HoCP: What? But that was a fundamental part of the design!

CA: Sorry.

HoCP: What about the flock of fire-breathing dragons, then?

CA: I doubt Animal Control will go for that.

HoCP: The moat? At least give me the moat and giant man-eating crocodiles!

CA: We looked into that and it just doesn’t sound practical.

HoCP: But how are people to guess this is a train-station water cistern, if it doesn’t carry an adequate sense of doom and heavy foreboding?

CA: Well, there are a few things we can do…

HoCP: listening…

CA: We could make the tower really ominous and lugubrious, like something out of a Tolkien novel. Make it entirely black. But not some sleek shiny black: we go for suffocating, light-absorbing, black-as-coal black. Something that would look great against our typical backdrop of sunless gray skies…

HoCP: Keep going, I like what I’m hearing…

CA: Shape-wise, I was thinking we’d go for a martial theme: dangerous and uninviting, military without the reassuring overtones… a pointy prussian helmet, maybe?

HoCP: That sounds awesome! And so appropriate for a building that will define the landscape of the neighbourhood. When can you start?

CA: The wheels are already in motion, sir…

HoCP: Beautiful, beautiful… [strokes mean-looking white Persian cat while adjusting glass eye] Everything is going according to the plan…

[both erupts in evil laughters]

I’m not saying this is how it happened.

But you’ll have to agree there’s a strong possibility.

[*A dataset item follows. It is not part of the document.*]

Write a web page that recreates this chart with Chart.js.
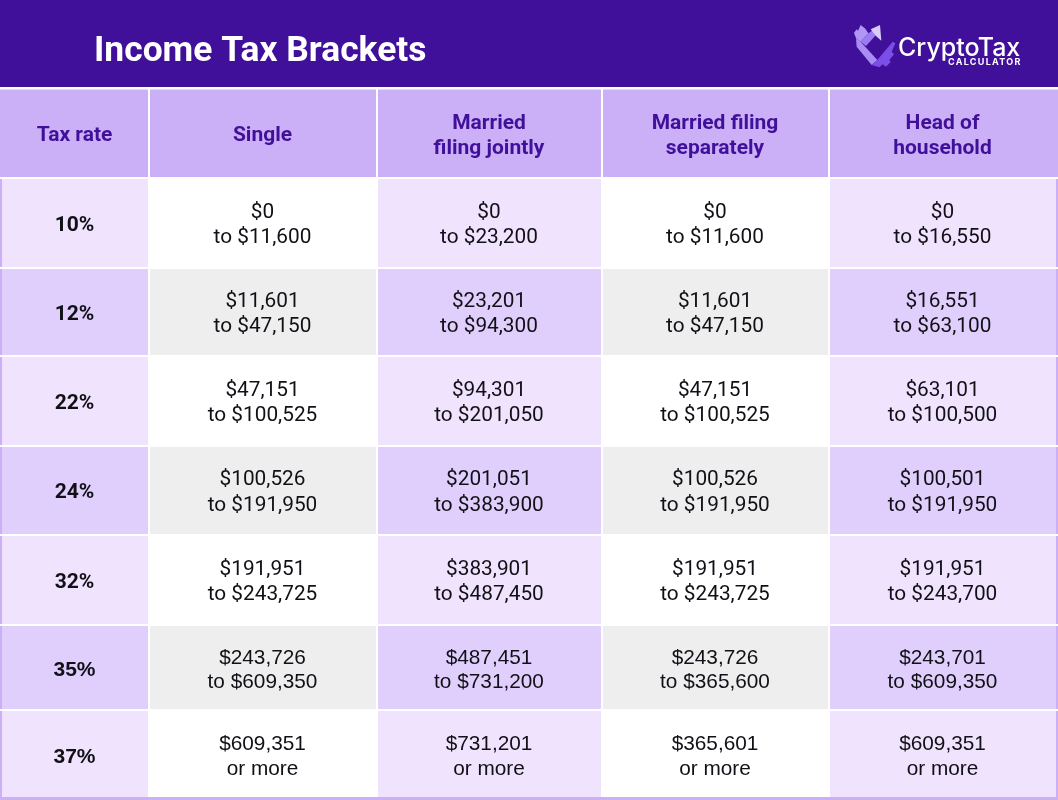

If you ever happen by Germany…


While discussing the finer points of Berlin’s traumatic history and the intriguing question of how the wall partition may have been extended across the Spree river (and what would have prevented people from simply swimming their way West):

Calmly hypothesise:

… by restricting access to the river, through additional barricades and watch-towers…

Do not shout:

Sharks mit fucking Laserstrahlen!!!


When the workshop organiser congratulates you on receiving First Prize for “Best Workshop Poster” and casually suggests that you treat yourself to a nice evening out with the prize money:

Do say:

I could not possibly take sole credit for this recognition of what was a collective research effort. I shall be taking my colleagues out to the finest restaurant this town has to offer!

Do not say:

Actually… I had to promise 20 euros per vote. I am still largely out of pocket on that one.


Upon hearing that this year marks the anniversary of 150 years of Japanese-German friendship:

Do say:

Yes, indeed. Who could forget the fine contributions of German culture to Japan’s enlightened Meiji era and its constitutional reform. Not to mention Mori Ōgai’s influential translations of Germany’s greatest poets…

Do not say:

About fucking time we gave it another go. Nobody will see it coming!

Let’s just leave Italy out this time, though.


Germany’s similarity to Japan in its lack of appreciation for deadpan, combined with a much lower linguistic threshold, could prove quite lethal to my complete absence of self-censorship in a social setting…

points at torrential tropical downpour outside his window, complete with 3pm nightfall, criss-crossing lightning and thunder galore…

See, Berlin: this is how it’s done.

Of course the Germans have a sense of humour!

They are just a touch sensitive, so please don’t joke about it.